Après les soins intensifs et les examens spécifiques, que se passe-t-il ? La doctoresse Vildan Goban du service pédopsychiatrie de l’Huderf répond : « En plus d’établir le diagnostic et d’entamer la prise en charge, les médecins s’interrogent sur les raisons de ces symptômes. Ils relaient aussi les explications des parents tout comme les interrogations et les incohérences dans le récit de ceux-ci à l’équipe SOS Enfants ou à d’autres interlocuteurs psychosociaux. Ces services-là vont prendre le relais pour comprendre ce qui s’est passé. Comment va l’enfant ? Comment se développe-t-il et quel est son contexte familial ? L’évaluation médicale et pédopsychiatrique de l’enfant et des parents est systématique pour contextualiser et voir si un travail est possible avec les parents ».
La suite ? Si une collaboration avec la famille est envisageable, les enfants retournent chez eux. Dès qu’il y a une crainte par rapport à la sécurité de l’enfant ou sa prise en charge après l’hospitalisation, on procède à un signalement. La justice peut entrer en jeu. L’objectif consiste alors à protéger l’enfant et à envisager plusieurs pistes. Comment reconstruire un projet de vie à moyen et long terme pour l’enfant qui ne peut pas retourner chez lui ? Les questions peuvent se poser dès l’hôpital et se poursuivre en concertation avec les services d’aide à l’enfance dans une approche multidisciplinaire.
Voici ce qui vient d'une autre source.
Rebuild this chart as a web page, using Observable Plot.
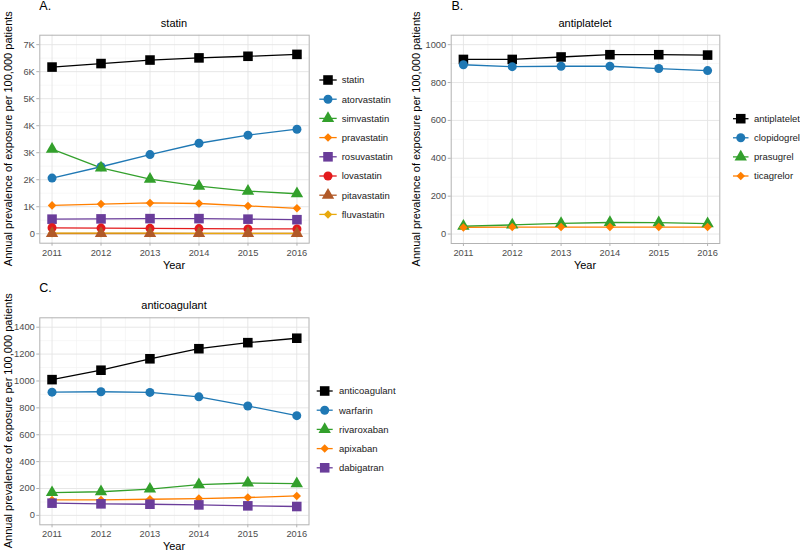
<!DOCTYPE html>
<html><head><meta charset="utf-8">
<script src="https://cdn.jsdelivr.net/npm/d3@7"></script>
<script src="https://cdn.jsdelivr.net/npm/@observablehq/plot@0.6"></script>
<style>
html,body{margin:0;padding:0;background:#fff;}
#root{position:relative;width:800px;height:553px;overflow:hidden;font-family:"Liberation Sans",Arial,sans-serif;}
.panel{position:absolute;}
.panel svg{max-width:none !important;overflow:visible;}
#overlay{position:absolute;left:0;top:0;pointer-events:none;}
</style></head><body><div id="root"></div>
<script>
// ---------- data ----------
const years = [2011, 2012, 2013, 2014, 2015, 2016];

// Panel A: statin
const statinNames = ["statin","atorvastatin","simvastatin","pravastatin","rosuvastatin","lovastatin","pitavastatin","fluvastatin"];
const statin       = [6170, 6300, 6430, 6510, 6570, 6640];
const atorvastatin = [2060, 2480, 2930, 3350, 3650, 3870];
const simvastatin  = [3130, 2440, 2020, 1760, 1580, 1480];
const pravastatin  = [1050, 1100, 1140, 1120, 1030, 940];
const rosuvastatin = [540, 550, 560, 560, 540, 520];
const lovastatin   = [220, 210, 200, 190, 180, 180];
const pitavastatin = [10, 10, 10, 10, 10, 10];
const fluvastatin  = [20, 20, 20, 15, 15, 15];
const statinTicks = [0, 1000, 2000, 3000, 4000, 5000, 6000, 7000];

// Panel B: antiplatelet
const antiplateletNames = ["antiplatelet","clopidogrel","prasugrel","ticagrelor"];
const antiplatelet = [922, 922, 935, 947, 947, 945];
const clopidogrel  = [894, 884, 886, 886, 874, 863];
const prasugrel    = [41, 48, 56, 61, 60, 55];
const ticagrelor   = [35, 37, 37, 37, 37, 37];
const antiplateletTicks = [0, 200, 400, 600, 800, 1000];

// Panel C: anticoagulant
const anticoagulantNames = ["anticoagulant","warfarin","rivaroxaban","apixaban","dabigatran"];
const anticoagulant = [1010, 1080, 1165, 1240, 1285, 1318];
const warfarin      = [917, 920, 915, 882, 814, 742];
const rivaroxaban   = [170, 176, 196, 229, 241, 236];
const apixaban      = [115, 115, 120, 125, 133, 145];
const dabigatran    = [91, 86, 83, 78, 71, 66];
const anticoagulantTicks = [0, 200, 400, 600, 800, 1000, 1200, 1400];

const yTitle = "Annual prevalence of exposure per 100,000 patients";
const xTitle = "Year";

// ---------- styles ----------
const diamond = {draw(ctx, size){ const h = Math.sqrt(size/2); ctx.moveTo(0,-h); ctx.lineTo(h,0); ctx.lineTo(0,h); ctx.lineTo(-h,0); ctx.closePath(); }};
const shapeCycle = ["square", "circle", "triangle", diamond];
const rCycle = [5.4, 4.5, 4.6, 3.4];
const d3Shape = {square: d3.symbolSquare, circle: d3.symbolCircle, triangle: d3.symbolTriangle};

const panels = [
  {names: statinNames, values: [statin, atorvastatin, simvastatin, pravastatin, rosuvastatin, lovastatin, pitavastatin, fluvastatin],
   colors: ["#000000","#1F78B4","#33A02C","#FF7F00","#6A3D9A","#E31A1C","#B15928","#E8A90E"],
   dotOrder: [0,1,2,3,4,5,7,6],
   left: 0, top: 0, w: 400, h: 276, mt: 34.7, mb: 33.3, ml: 39.3, mr: 91.3,
   ydomain: [-350, 7350], yticks: statinTicks, fmt: d => d === 0 ? "0" : (d/1000) + "K",
   letter: "A.", letterXY: [39.3, 5.5], title: "statin", titleXY: [174, 23], yearXY: [174, 265], ylabXY: [8.5, 138.7],
   legX0: 319.3, legX1: 336.7, legTX: 341.7, legY0: 80, legStep: 19.2},
  {names: antiplateletNames, values: [antiplatelet, clopidogrel, prasugrel, ticagrelor],
   colors: ["#000000","#1F78B4","#33A02C","#FF7F00"],
   dotOrder: [0,1,2,3],
   left: 400, top: 0, w: 400, h: 276, mt: 34.7, mb: 33, ml: 50.7, mr: 80.7,
   ydomain: [-50, 1050], yticks: antiplateletTicks, fmt: d => String(d),
   letter: "B.", letterXY: [451.5, 5.5], title: "antiplatelet", titleXY: [585, 23], yearXY: [585, 265], ylabXY: [416.5, 138.9],
   legX0: 733, legX1: 748.5, legTX: 754, legY0: 118.7, legStep: 19.1},
  {names: anticoagulantNames, values: [anticoagulant, warfarin, rivaroxaban, apixaban, dabigatran],
   colors: ["#000000","#1F78B4","#33A02C","#FF7F00","#6A3D9A"],
   dotOrder: [0,1,2,3,4],
   left: 0, top: 276, w: 400, h: 277, mt: 41.3, mb: 28.7, ml: 39.3, mr: 91.5,
   ydomain: [-70, 1470], yticks: anticoagulantTicks, fmt: d => String(d),
   letter: "C.", letterXY: [39.3, 287.5], title: "anticoagulant", titleXY: [174, 305], yearXY: [174, 546], ylabXY: [8.5, 420.8],
   legX0: 316.7, legX1: 332.7, legTX: 339, legY0: 391, legStep: 19.2}
];

const root = document.getElementById("root");
const minorX = years.slice(0, -1).map(y => y + 0.5);

panels.forEach(p => {
  const rows = [];
  p.names.forEach((n, i) => years.forEach((yr, j) => rows.push({series: n, year: yr, value: p.values[i][j]})));
  const step = p.yticks[1] - p.yticks[0];
  const yminor = p.yticks.slice(0, -1).map(t => t + step / 2);
  const marks = [
    Plot.gridX({ticks: minorX, stroke: "#f2f2f2", strokeOpacity: 1, strokeWidth: 0.6}),
    Plot.gridY({ticks: yminor, stroke: "#f2f2f2", strokeOpacity: 1, strokeWidth: 0.6}),
    Plot.gridX({ticks: years, stroke: "#e4e4e4", strokeOpacity: 1, strokeWidth: 0.9}),
    Plot.gridY({ticks: p.yticks, stroke: "#e4e4e4", strokeOpacity: 1, strokeWidth: 0.9}),
    Plot.axisX({ticks: years, tickFormat: d => String(d), tickSize: 3, tickPadding: 3, stroke: "#b3b3b3", fill: "#4d4d4d", label: null}),
    Plot.axisY({ticks: p.yticks, tickFormat: p.fmt, tickSize: 3, tickPadding: 2, stroke: "#b3b3b3", fill: "#4d4d4d", label: null})
  ];
  p.names.forEach((n, i) => {
    marks.push(Plot.line(rows.filter(d => d.series === n), {x: "year", y: "value", stroke: p.colors[i], strokeWidth: 1.3}));
  });
  p.dotOrder.forEach(i => {
    const n = p.names[i];
    marks.push(Plot.dot(rows.filter(d => d.series === n), {x: "year", y: "value", fill: p.colors[i], stroke: "none", symbol: shapeCycle[i % 4], r: rCycle[i % 4]}));
  });
  marks.push(Plot.frame({stroke: "#b3b3b3", strokeWidth: 1}));
  const chart = Plot.plot({
    width: p.w, height: p.h,
    marginTop: p.mt, marginBottom: p.mb, marginLeft: p.ml, marginRight: p.mr,
    x: {domain: [2010.75, 2016.25]},
    y: {domain: p.ydomain},
    style: {fontFamily: '"Liberation Sans", Arial, sans-serif', fontSize: "9.3px", background: "transparent", overflow: "visible"},
    marks
  });
  const div = document.createElement("div");
  div.className = "panel";
  div.style.left = p.left + "px";
  div.style.top = p.top + "px";
  div.style.width = p.w + "px";
  div.style.height = p.h + "px";
  div.appendChild(chart);
  root.appendChild(div);
});

// ---------- overlay: titles, axis titles, legends ----------
const ov = d3.select(root).append("svg").attr("id", "overlay").attr("width", 800).attr("height", 553)
  .style("font-family", '"Liberation Sans", Arial, sans-serif');

panels.forEach(p => {
  ov.append("text").attr("x", p.letterXY[0]).attr("y", p.letterXY[1]).attr("dy", "0.36em")
    .attr("font-size", 12.5).attr("fill", "#000").text(p.letter);
  ov.append("text").attr("x", p.titleXY[0]).attr("y", p.titleXY[1]).attr("dy", "0.36em")
    .attr("text-anchor", "middle").attr("font-size", 11).attr("fill", "#000").text(p.title);
  ov.append("text").attr("x", p.yearXY[0]).attr("y", p.yearXY[1]).attr("dy", "0.36em")
    .attr("text-anchor", "middle").attr("font-size", 11).attr("fill", "#000").text(xTitle);
  ov.append("text").attr("transform", `translate(${p.ylabXY[0]},${p.ylabXY[1]}) rotate(-90)`).attr("dy", "0.36em")
    .attr("text-anchor", "middle").attr("font-size", 11).attr("fill", "#000").text(yTitle);

  p.names.forEach((n, i) => {
    const y = p.legY0 + i * p.legStep;
    const g = ov.append("g");
    g.append("line").attr("x1", p.legX0).attr("x2", p.legX1).attr("y1", y).attr("y2", y)
      .attr("stroke", p.colors[i]).attr("stroke-width", 1.3);
    const shp = shapeCycle[i % 4];
    const r = rCycle[i % 4];
    const cx = (p.legX0 + p.legX1) / 2;
    if (shp === "circle") {
      g.append("circle").attr("cx", cx).attr("cy", y).attr("r", r).attr("fill", p.colors[i]);
    } else {
      const sym = typeof shp === "string" ? d3Shape[shp] : shp;
      g.append("path").attr("d", d3.symbol(sym, r * r * Math.PI)()).attr("transform", `translate(${cx},${y})`).attr("fill", p.colors[i]);
    }
    g.append("text").attr("x", p.legTX).attr("y", y).attr("dy", "0.35em").attr("font-size", 9.5).attr("fill", "#1a1a1a").text(n);
  });
});
</script>
</body></html>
Se pose la question du placement au sein d’une famille d’accueil. Les interlocuteurs interrogés privilégient cette piste. Vildan Goban explique qu’accompagner les familles d’accueil avec des équipes spécialisées est la piste qui lui semble la plus constructive : « Dans l’intérêt des enfants et des équipes de première ligne, cela permet de bénéficier rapidement de relais adaptés en aval de la prise en charge ».
ZOOM
Plus de prévention, toujours plus de prévention
Nous n’avons pas manqué de demander aux différents services interrogés si le volet préventif sur le syndrome des bébés secoués était suffisant. Il existe par exemple en France, une journée consacrée au phénomène. De l’avis général, on n’en parle pas assez. La maman que nous évoquions au début de cet article veut obliger le gouvernement français à imposer aux parents la consultation d’une plaquette institutionnelle avant de quitter l’hôpital. Une bonne idée ? De l’avis général, oui. Vildan Goban, de son côté, constate aussi qu’il existe des difficultés psychiques parentales qui ne peuvent toujours pas être nommées et partagées. La faute toujours à cette pression sociétale qui veut que la naissance et les moments qui suivent soient pastel et rose bonbon. Il faudrait rappeler aux parents que la naissance n’est pas qu’un moment joyeux. Les difficultés de ces derniers devraient pouvoir être entendues, par tou·te·s, sans jugement. D’autant que de plus en plus de familles sont isolées socialement, avec des relais familiaux ou amicaux quasi inexistants, la crise sanitaire n’ayant fait que renforcer le phénomène. Organiser une prévention de façon précoce pourrait enrayer le phénomène des maltraitances périnatales. Cette sensibilisation passe sans doute, en partie, par chacun·e de nous. En parler autour de soi permet de sauver des vies. Répétez-le autour de vous, le phénomène ne concerne pas que les autres.